Its no wonder then that people have to take their resume seriously too. Whether if its you entering the job market for the very first time or contemplating a job switch, your resume plays a introductory and critical role in many aspects. It can mean the difference between you getting shortlisted or not.
There are often people who are very good at what they do but their resumes fail to accurately and faithfully reflect it. That’s where these resume building tips come in handy.
Accomplishments > Responsibilities
Lets start with the bare basics.
Your resume should focus on your prior accomplishments. This is true for first timers too as they can list their academic and extra-curricular achievements to convey the right tone about who you are and what you’re capable of.
As an aside, merely listing what you were responsible for on your previous jobs wont help your employer decide whether you are actually capable of fulfilling those responsibilities or not.

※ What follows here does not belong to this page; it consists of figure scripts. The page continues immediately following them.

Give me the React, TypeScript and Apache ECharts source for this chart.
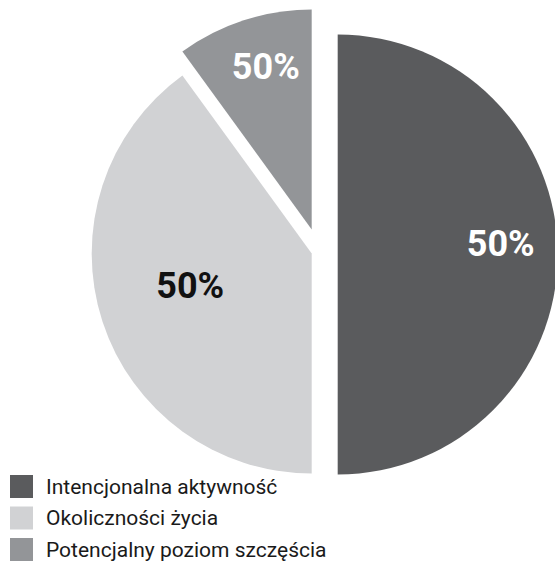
import React, { useEffect, useRef } from "react";
import * as echarts from "echarts";

const categories = [
  "Intencjonalna aktywność",
  "Okoliczności życia",
  "Potencjalny poziom szczęścia",
];
const values = [50, 40, 10];
const sliceLabels = ["50%", "50%", "50%"];
const colors = ["#5a5b5d", "#d1d2d4", "#939598"];
const labelColors = ["#ffffff", "#111111", "#ffffff"];

// each slice drawn as its own pie (exploded layout)
const centers: [number, number][] = [
  [337.7, 254.5],
  [311.7, 253.5],
  [311.7, 229.5],
];
const labelShift: [number, number][] = [
  [50, -11],
  [-14, -2.5],
  [-11, -55],
];

const FONT = "Roboto, 'Liberation Sans', sans-serif";

export default function App() {
  const ref = useRef<HTMLDivElement>(null);
  useEffect(() => {
    if (!ref.current) return;
    const chart = echarts.init(ref.current, undefined, { renderer: "svg" });
    const series = categories.map((_, k) => ({
      type: "pie",
      silent: true,
      center: centers[k],
      radius: [0, 220],
      startAngle: 90,
      clockwise: true,
      avoidLabelOverlap: false,
      labelLine: { show: false },
      labelLayout: { dx: labelShift[k][0], dy: labelShift[k][1] },
      data: categories.map((name, i) => ({
        name,
        value: values[i],
        itemStyle: {
          color: i === k ? colors[i] : "rgba(0,0,0,0)",
          borderWidth: 0,
        },
        label: {
          show: i === k,
          position: "inside",
          formatter: () => sliceLabels[i],
          color: labelColors[i],
          fontFamily: FONT,
          fontWeight: "bold",
          fontSize: 36,
        },
      })),
    }));
    chart.setOption({
      animation: false,
      backgroundColor: "#ffffff",
      legend: {
        orient: "vertical",
        left: 10,
        top: 475,
        height: 120,
        padding: 0,
        itemWidth: 23,
        itemHeight: 23,
        itemGap: 8.5,
        icon: "rect",
        selectedMode: false,
        textStyle: {
          fontFamily: FONT,
          fontSize: 21,
          lineHeight: 23,
          color: "#1a1a1a",
          padding: [0, 0, 0, 8],
        },
        data: categories.map((name, i) => ({
          name,
          itemStyle: { color: colors[i], opacity: 1 },
        })),
      },
      series,
    });
    return () => chart.dispose();
  }, []);
  return (
    <div
      ref={ref}
      style={{ position: "fixed", left: 0, top: 0, width: 555, height: 565 }}
    />
  );
}
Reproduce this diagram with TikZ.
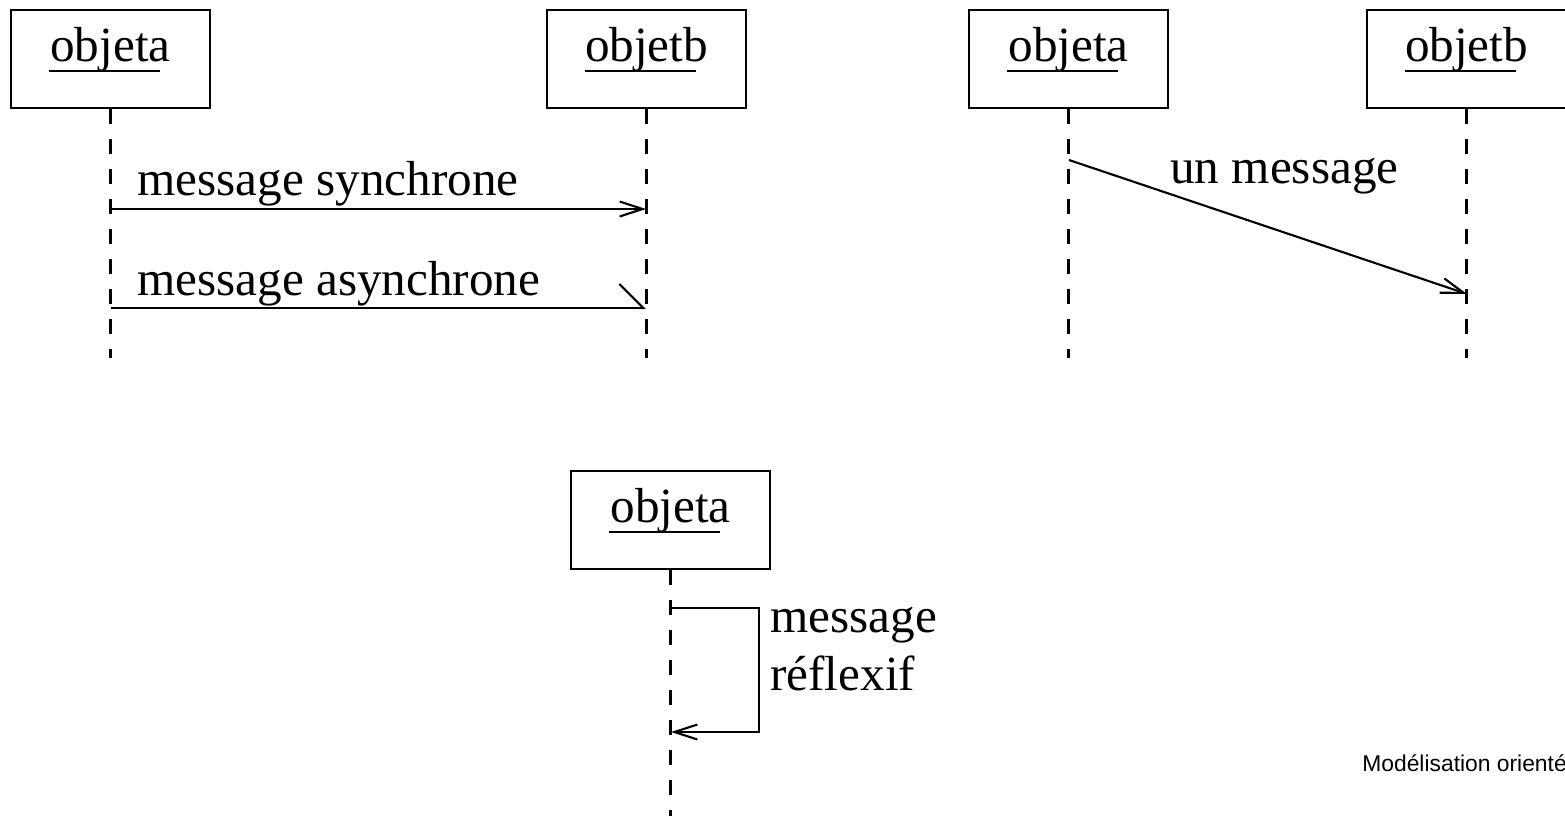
\documentclass[tikz,border=0pt]{standalone}
\usepackage{fontspec}
\setmainfont{Liberation Serif}
\newfontfamily\piedfont{Liberation Sans}
\usetikzlibrary{arrows.meta, positioning}

\tikzset{
  objet/.style={draw, line width=1.2pt, minimum width=3.98cm, minimum height=1.96cm,
    text height=0.6cm, text depth=0.52cm, inner sep=0pt, font=\fontsize{28}{34}\selectfont},
  vie/.style={line width=1.2pt, dash pattern=on 0.3cm off 0.3cm},
  msg/.style={line width=1.2pt, -{Straight Barb[length=0.46cm, width=0.3cm]}},
  msgasync/.style={line width=1.2pt, -{Straight Barb[harpoon, length=0.48cm, width=0.96cm]}},
  etiq/.style={anchor=base west, inner sep=0pt, font=\fontsize{28}{34}\selectfont}
}

\begin{document}
\begin{tikzpicture}[x=0.02cm, y=-0.02cm]
      \clip (0,0) rectangle (1565,816);

      % objets et lignes de vie
      \foreach \nom/\x/\y/\fin/\txt in {a1/110.5/59/358/objeta, b1/646.5/59/358/objetb, a2/1068.5/59/358/objeta, b2/1466.5/59/358/objetb, a3/670.5/520/816/objeta}{
        \node[objet] (\nom) at (\x,\y) {\txt};
        \draw[line width=1.2pt] (\nom.center) ++(-61.5,12) -- ++(111,0);
        \draw[vie] (\nom.south) -- (\x,\fin);
      }

      \coordinate (s1) at (111,209);
      \coordinate (s2) at (646,209);
      \coordinate (as1) at (111,308);
      \coordinate (as2) at (646,308);
      \coordinate (u1) at (1069,160);
      \coordinate (u2) at (1467,294);
      \coordinate (r1) at (671,608);
      \coordinate (r2) at (671,732);

      \draw[msg] (s1) -- (s2);
      \node[etiq] (lsync) at (137,195) {message synchrone};

      \draw[msgasync] (as1) -- (as2);
      \node[etiq] (lasync) at (137,295) {message asynchrone};

      \draw[msg] (u1) -- (u2);
      \node[etiq] (lun) at (1170,183) {un message};

      \draw[msg] (r1) -- ++(88,0) |- (r2);
      \node[etiq] (lref1) at (770,632) {message};
      \node[etiq] (lref2) at (770,690) {réflexif};

      \node[anchor=base west, inner sep=0pt, font=\piedfont\fontsize{13}{16}\selectfont] (pied) at (1362,771) {Modélisation orientée};

    \end{tikzpicture}
\end{document}
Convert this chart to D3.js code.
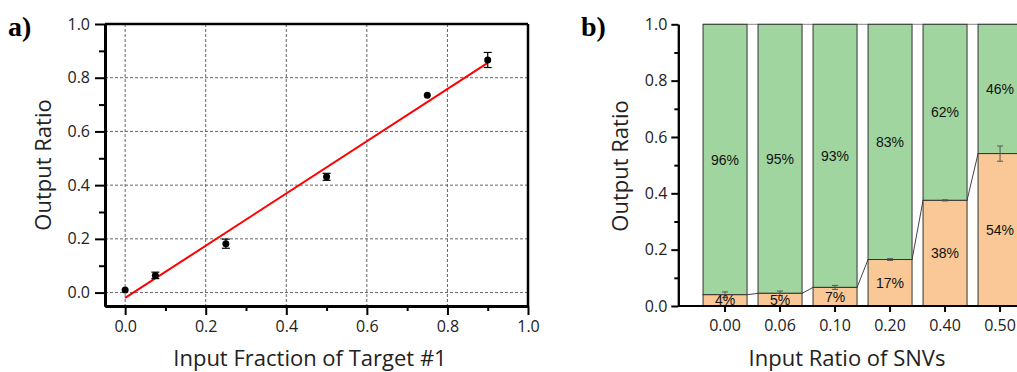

On the other hand if you mention your accomplishments because of your role in the company(s) you worked for, that approach is much more likely to get you called for an interview.
For example if you worked as a salesman, it doesn’t matter what kind of clients you handled. What the recruiter could be interested in knowing is the increase in revenue that you brought in for your organization.
This is just an example. So when building or modifying your resume, follow the golden rule: Accomplishments > Responsibilities.
Know What You Want
If you just present your resume with a litany of roles that you are qualified for, this presents a problem for you more than it does for recruiters.
For starters, the recruiter is confused about what you’re good at. The phrase, ‘jack of all but master of none’ is important to note here. They may end up consigning you to a role that you may or may not like.
For first time job seekers, it helps if you are skilled and multi-talented. But as you progress in your career, you need to lay down your focus area and your expertise for the same.
You have to know what you want, have a clear vision of the job of your choice and tailor your resume to show that. You have to figure out what you’re looking for in a particular job and what the people hiring for that job want.
If you’re looking to write that perfect ‘About Me’ blurb in your resume, check this out.
Take Credit for Your Work
No one likes a humble brag. But it does mean all the difference in your professional life.
Projects within companies involve several people performing their roles for the ultimate success of the project. And as a team, you are allowed to claim credit for projects that took off nicely. That stuff needs to be in your resume pronto.
It doesn’t matter if you were the lead in the project or if you had a major stake in the project, as long as you had a role in a successful project, mention it.
Instead of saying that you “Assisted on product X in company A”, a better suggestion would be – “I launched product X in company A.”
The hirers actually keep an eye out for details such as these. As mentioned before, they look for what you’ve achieved not for what you maybe helped or assisted in achieving.
Don’t Try To “Fit In”
People think often times that their resume should be professional. Nothing wrong with that view.
But here’s what works better for you – letting your resume reflect who you are. This means that you should be unique and don’t formulate a resume the way that dozens of others would be doing.
You don’t help the HR in the company in any way by being just like the thousand other people with the same resumes.
By showing recruiters whats different about you from the hundreds of other people qualified for the job, your chances of nailing that vacant position go up exponentially.
Don’t be afraid of having a unique resume – it is your greatest strength and not a weakness.